Zur richtigen Zeit die richtige Idee? – Auf die Fußball-WM trifft genau das nicht zu. Als FIFA-Vizepräsident Wilhelm Hirschmann (Foto) auf dem ersten Kongress des Weltverbandes im Mai 1904 erstmals die Vision eines "Weltturniers" auf den Tisch brachte, stieß er im besten Fall auf Desinteresse, im schlechtesten auf offene Ablehnung. Fußball war, insbesondere in weiten Teilen Europas, verpönt als der Proletensport aus England, bei dem Rabauken in kurzen Hosen unsinnigerweise einer Lederkugel hinterher jagen.
Das Fußball-Mutterland England fühlte sich von Anfang an in seiner selbst gewählten Isolation am wohlsten. Bezeichnend, dass die Briten die Einladung zur FIFA-Gründungsversammlung nicht einmal beantworteten. Auch Deutschland oder Italien und die Südamerikaner glänzten durch Abwesenheit.
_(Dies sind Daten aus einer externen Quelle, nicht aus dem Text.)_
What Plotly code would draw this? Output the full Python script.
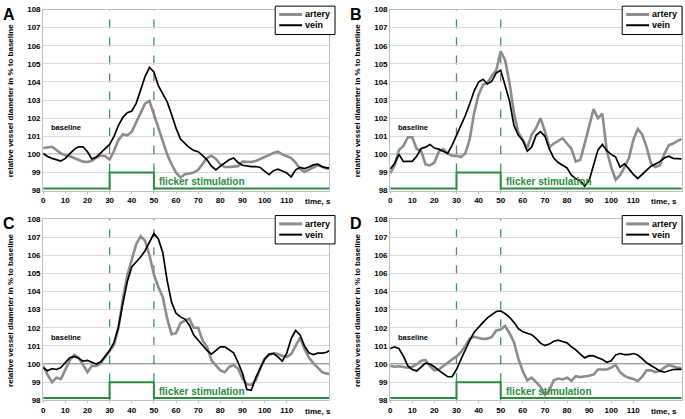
import plotly.graph_objects as go
from plotly.subplots import make_subplots

# sample times (s)
time_ac = list(range(0, 131, 2))
time_bd = list(range(0, 133, 2))

# panel A
artery_a = [100.35, 100.4, 100.42, 100.24, 100.05, 99.95, 99.9, 99.8, 99.7, 99.6,
            99.58, 99.65, 99.82, 99.94, 99.9, 99.72, 100.2, 100.8, 101.1, 101.05,
            101.25, 101.8, 102.35, 102.8, 102.95, 102.2, 101.4, 100.7, 100.0, 99.45,
            99.0, 98.72, 98.9, 98.95, 99.0, 99.15, 99.5, 99.8, 99.93, 99.75,
            99.45, 99.3, 99.3, 99.32, 99.35, 99.6, 99.6, 99.58, 99.64, 99.75,
            99.85, 99.98, 100.08, 100.15, 100.0, 99.9, 99.8, 99.55, 99.2, 99.03,
            99.15, 99.3, 99.4, 99.32, 99.22, 99.2]
vein_a = [100.05, 99.88, 99.78, 99.7, 99.63, 99.78, 100.05, 100.28, 100.42, 100.42,
          100.15, 99.75, 99.85, 100.1, 100.3, 100.55, 101.0, 101.6, 102.05, 102.3,
          102.4, 102.82, 103.55, 104.3, 104.8, 104.55, 103.8, 103.35, 102.9, 102.2,
          101.45, 100.85, 100.62, 100.38, 100.22, 100.15, 99.93, 99.7, 99.35, 99.15,
          99.35, 99.52, 99.7, 99.8, 99.55, 99.4, 99.35, 99.33, 99.33, 99.28,
          99.08, 98.88, 99.1, 99.18, 99.08, 98.98, 98.75, 99.15, 99.28, 99.22,
          99.3, 99.42, 99.46, 99.32, 99.26, 99.25]

# panel B
artery_b = [98.95, 99.4, 100.25, 100.47, 100.95, 100.95, 100.3, 100.2, 99.45, 99.39,
            99.55, 100.15, 100.29, 100.05, 99.93, 99.92, 99.85, 100.05, 100.85, 102.3,
            103.3, 103.85, 103.95, 104.35, 104.65, 105.7, 105.2, 103.95, 102.3, 101.2,
            100.8, 100.35, 101.1, 101.45, 102.0, 101.28, 100.4, 100.6, 100.74, 100.9,
            100.6, 100.3, 99.6, 99.7, 100.6, 101.5, 102.5, 102.0, 102.25, 100.2,
            99.3, 98.6, 98.85, 99.3, 99.8, 100.8, 101.4, 101.1, 100.4, 99.5,
            99.3, 99.4, 100.02, 100.5, 100.6, 100.75, 100.85]
vein_b = [99.2, 99.5, 100.0, 99.6, 99.62, 99.62, 99.9, 100.33, 100.4, 100.55,
          100.35, 100.29, 100.17, 100.05, 100.5, 101.05, 101.55, 102.15, 102.8, 103.5,
          104.0, 104.15, 103.89, 104.05, 104.5, 104.65, 103.8, 102.95, 101.6, 101.05,
          100.77, 100.18, 100.4, 101.05, 101.25, 101.0, 100.3, 99.8, 99.55, 99.42,
          99.25, 98.85, 98.65, 98.55, 98.25, 98.55, 99.4, 100.25, 100.55, 100.2,
          100.0, 99.85, 99.3, 99.48, 99.2, 98.9, 98.67, 98.9, 99.15, 99.35,
          99.47, 99.6, 99.8, 99.9, 99.78, 99.75, 99.75]

# panel C
artery_c = [99.9, 99.4, 99.0, 99.25, 99.17, 99.65, 100.2, 100.5, 100.35, 99.95,
            99.55, 99.9, 99.89, 100.05, 100.4, 100.7, 101.05, 102.0, 103.6, 104.9,
            105.7, 106.6, 107.05, 106.8, 106.0, 104.95, 104.25, 103.7, 102.5, 101.65,
            101.7, 102.25, 102.4, 102.5, 102.0, 102.0, 101.3, 100.95, 100.2, 99.9,
            99.65, 99.55, 99.85, 99.93, 99.75, 99.2, 98.88, 98.85, 99.1, 99.75,
            100.3, 100.5, 100.6, 100.55, 100.45, 100.4, 100.55, 101.0, 101.45, 100.85,
            100.35, 100.05, 99.8, 99.55, 99.47, 99.44]
vein_c = [99.8, 99.63, 99.75, 99.7, 99.8, 100.05, 100.35, 100.42, 100.32, 100.16,
          100.2, 100.1, 100.0, 100.12, 100.45, 100.75, 101.2, 102.05, 103.35, 104.55,
          105.35, 105.6, 105.9, 106.25, 106.7, 107.2, 106.9, 106.15, 104.6, 103.4,
          102.8, 102.6, 102.48, 102.15, 101.6, 101.3, 101.0, 100.75, 100.55, 100.75,
          100.95, 100.95, 100.8, 100.62, 100.1, 99.5, 98.6, 98.55, 99.25, 99.8,
          100.25, 100.55, 100.58, 100.4, 100.16, 100.6, 101.4, 101.85, 101.6, 101.0,
          100.62, 100.52, 100.6, 100.6, 100.65, 100.8]

# panel D
artery_d = [99.9, 99.85, 99.88, 99.82, 99.8, 99.85, 99.98, 100.18, 100.22, 99.89,
            99.65, 99.7, 99.9, 100.08, 100.25, 100.42, 100.65, 101.0, 101.4, 101.5,
            101.45, 101.38, 101.4, 101.5, 101.85, 101.9, 102.1, 101.7, 101.2, 100.3,
            99.6, 99.1, 99.25, 99.0, 98.75, 98.3, 98.55, 99.1, 99.2, 99.15,
            99.25, 99.08, 99.33, 99.28, 99.3, 99.35, 99.42, 99.7, 99.7, 99.7,
            99.8, 99.95, 99.55, 99.35, 99.24, 99.18, 99.05, 99.3, 99.65, 99.65,
            99.55, 99.62, 99.8, 99.95, 99.88, 99.8, 99.78]
vein_d = [100.85, 100.95, 100.85, 100.43, 99.9, 99.7, 99.62, 99.85, 100.05, 100.0,
          99.85, 99.65, 99.45, 99.3, 99.3, 99.7, 100.25, 100.8, 101.3, 101.75,
          102.05, 102.3, 102.55, 102.72, 102.9, 102.93, 102.78, 102.58, 102.3, 101.95,
          101.78, 101.7, 101.62, 101.42, 101.15, 101.02, 101.1, 101.26, 101.32, 101.24,
          101.17, 100.95, 100.78, 100.55, 100.34, 100.46, 100.45, 100.35, 100.25, 100.1,
          100.18, 100.5, 100.58, 100.52, 100.52, 100.58, 100.5, 100.3, 100.07, 99.92,
          99.75, 99.62, 99.55, 99.62, 99.7, 99.71, 99.71]

y_ticks = list(range(98, 109))
y_text = [str(v) for v in y_ticks]
y_text_d = ["98", "99", "100", "101", "102", "103", "104", "106", "106", "107", "108"]  # as printed
x_ticks = list(range(0, 111, 10))

stim_x = [0, 30, 30, 50, 50, 140]
stim_y = [98.12, 98.12, 99, 99, 98.12, 98.12]

FONT = "Liberation Sans, Arial, sans-serif"
GREEN = "#2b8c3f"
DASH_GREEN = "#3a9a55"
GREY = "#8c8c8c"

panels = [
    # label, row, col, time, artery, vein, ytext, xmax, plot box in px (x0, x1), (y0, y1)
    ("A", 1, 1, time_ac, artery_a, vein_a, y_text, 129.1, [41.3, 328], [5.7, 190.7]),
    ("B", 1, 2, time_bd, artery_b, vein_b, y_text, 131.8, [389.3, 681.5], [5.7, 190.7]),
    ("C", 2, 1, time_ac, artery_c, vein_c, y_text, 129.1, [41.3, 328], [219.7, 405]),
    ("D", 2, 2, time_bd, artery_d, vein_d, y_text_d, 131.8, [389.3, 681.5], [219.7, 405]),
]

W, H = 685, 419
px = lambda v: v / W
py = lambda v: 1 - v / H

fig = make_subplots(rows=2, cols=2)

for i, (lab, r, c, t, art, vein, ytext, xmax, xd, yd) in enumerate(panels):
    xa = "x" if i == 0 else f"x{i + 1}"
    ya = "y" if i == 0 else f"y{i + 1}"

    # stimulation window markers under the curves
    for xv in (30, 50):
        fig.add_shape(type="line", xref=xa, yref=f"{ya} domain", x0=xv, x1=xv, y0=0, y1=1,
                      line=dict(color=DASH_GREEN, width=1.3, dash="dash"), layer="below")
    fig.add_shape(type="line", xref=f"{xa} domain", yref=ya, x0=0, x1=1, y0=100, y1=100,
                  line=dict(color="#2f4a32", width=1.3), layer="below")

    fig.add_trace(go.Scatter(x=stim_x, y=stim_y, mode="lines", showlegend=False,
                             line=dict(color=GREEN, width=2), hoverinfo="skip"), row=r, col=c)
    fig.add_trace(go.Scatter(x=t, y=art, mode="lines", name="artery", showlegend=False,
                             line=dict(color=GREY, width=2.6)), row=r, col=c)
    fig.add_trace(go.Scatter(x=t, y=vein, mode="lines", name="vein", showlegend=False,
                             line=dict(color="black", width=1.7)), row=r, col=c)

    fig.update_xaxes(range=[0, xmax], domain=[px(xd[0]), px(xd[1])], tickvals=x_ticks,
                     showgrid=False, zeroline=False, showline=True, mirror=True,
                     linecolor="#bfbfbf", ticks="outside", ticklen=2, tickcolor="#bfbfbf",
                     tickfont=dict(family=FONT, size=8, color="black", weight="bold"),
                     row=r, col=c)
    fig.update_yaxes(range=[98, 108], domain=[py(yd[1]), py(yd[0])],
                     tickvals=y_ticks, ticktext=ytext, showgrid=True, gridcolor="#d9d9d9",
                     zeroline=False, showline=True, mirror=True, linecolor="#bfbfbf",
                     ticks="", tickfont=dict(family=FONT, size=8, color="black", weight="bold"),
                     row=r, col=c)

    # panel letter
    fig.add_annotation(x=px(xd[0] - 34), y=py(yd[0] + 5), xref="paper", yref="paper",
                       text=lab, showarrow=False, xanchor="center", yanchor="middle",
                       font=dict(family=FONT, size=16, color="black", weight="bold"))
    # y axis title
    fig.add_annotation(x=px(xd[0] - 33), y=py((yd[0] + yd[1]) / 2), xref="paper",
                       yref="paper", text="relative vessel diameter in % to baseline",
                       textangle=-90, showarrow=False, xanchor="center", yanchor="middle",
                       font=dict(family=FONT, size=8, color="black", weight="bold"))
    fig.add_annotation(x=2.5, y=101.47, xref=xa, yref=ya, text="baseline", showarrow=False,
                       xanchor="left", yanchor="middle",
                       font=dict(family=FONT, size=7.5, color="black", weight="bold"))
    fig.add_annotation(x=51.5, y=98.5, xref=xa, yref=ya, text="flicker stimulation",
                       showarrow=False, xanchor="left", yanchor="middle",
                       font=dict(family=FONT, size=10, color=GREEN, weight="bold"))
    fig.add_annotation(x=124, y=-0.06, xref=xa, yref=f"{ya} domain", text="time, s",
                       showarrow=False, xanchor="center", yanchor="middle",
                       font=dict(family=FONT, size=8, color="black", weight="bold"))

    # legend box (drawn by hand to match the small boxed key)
    lx1 = xd[1] + (6 if c == 1 else 0.5)
    lx0 = lx1 - 60
    ly0 = yd[0] - 3.5
    ly1 = ly0 + 29
    fig.add_shape(type="rect", xref="paper", yref="paper", x0=px(lx0), x1=px(lx1),
                  y0=py(ly0), y1=py(ly1), fillcolor="white", line=dict(color="black", width=1))
    for k, (name, col, wid) in enumerate([("artery", GREY, 3), ("vein", "black", 2)]):
        yy = ly0 + 8.5 + k * 11
        fig.add_shape(type="line", xref="paper", yref="paper", x0=px(lx0 + 4), x1=px(lx0 + 27),
                      y0=py(yy), y1=py(yy), line=dict(color=col, width=wid))
        fig.add_annotation(x=px(lx0 + 28), y=py(yy), xref="paper", yref="paper", text=name,
                           showarrow=False, xanchor="left", yanchor="middle",
                           font=dict(family=FONT, size=9, color="black", weight="bold"))

fig.update_layout(width=W, height=H, margin=dict(l=0, r=0, t=0, b=0), showlegend=False,
                  plot_bgcolor="white", paper_bgcolor="white",
                  font=dict(family=FONT, color="black"))

# the page's default body margin would push the fixed-size figure off the window
fig.write_html("out.html", config={"displayModeBar": False},
               post_script="document.body.style.margin='0px';")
Doch Hirschmann blieb am Ball, brachte die Idee aufs Tapet, das Fußballturnier bei den Olympischen Spielen 1916 in Berlin gleichzeitig als WM laufen zu lassen. Der Erste Weltkrieg machte diesen Plan zunichte.
Die Initialzündung zur Ausrichtung einer WM war 1921 die Wahl des Franzosen Jules Rimet zum FIFA-Präsidenten. In seiner Ägide, die bis 1954 währte, schraubte er die Zahl der Mitgliederverbände von 20 auf 85 hoch. Angesichts der frischen Popularität, die der Fußball bei den Olympischen Spielen 1924 und 1928 gewonnen hatte, forcierte er maßgeblich die Idee einer Weltmeisterschaft. Am 28. Mai 1928 war es dann so weit: Die FIFA beschloss, 1930 eine echte WM auszutragen. Nachdem etliche europäische Verbände gemauert und die Austragung abgesagt hatten, erhielt schließlich der zweifache Olympiasieger Uruguay den Zuschlag.
Der Rest ist Geschichte. Heutzutage ist die Fußballmeisterschaft gemeinsam mit den Olympischen Spielen das globale Medienereignis Nummer eins. Für die erste WM 1930 bekamen die Organisatoren mit Mühe und Not 13 Mannschaften zusammen. Bei der letzten Weltmeisterschaft in Japan und Südkorea waren es 32. Und insbesondere die vielen kleineren nationalen Verbände sähen es gerne, wenn das Teilnehmerfeld weiter aufgestockt würde. Denn mehr Öffentlichkeit als durch eine Fußball-WM lässt sich wohl kaum herstellen. Keine Frage: "König Fußball" regiert die Welt ...
Frank Menke
Oben: der Jules-Rimet-Pokal - Objekt der Begierde der WM-Teilnehmer von 1930 bis 1970. Brasilien durfte 1970 nach dreimaligem Gewinn den WM-Pokal behalten. Allerdings wurde er 1983 in Rio gestohlen.
Unten links: Der Namensgeber des Pokals, der FIFA-Vorsitzende von 1921 bis 1954 Jules Rimet bei der Siegerehrung der WM 1954; Rechts: die Mannschaft von Uruguay, die am 30.07.1930 im heimischen Montevideo den ersten WM-Titel der Fußballgeschichte holte.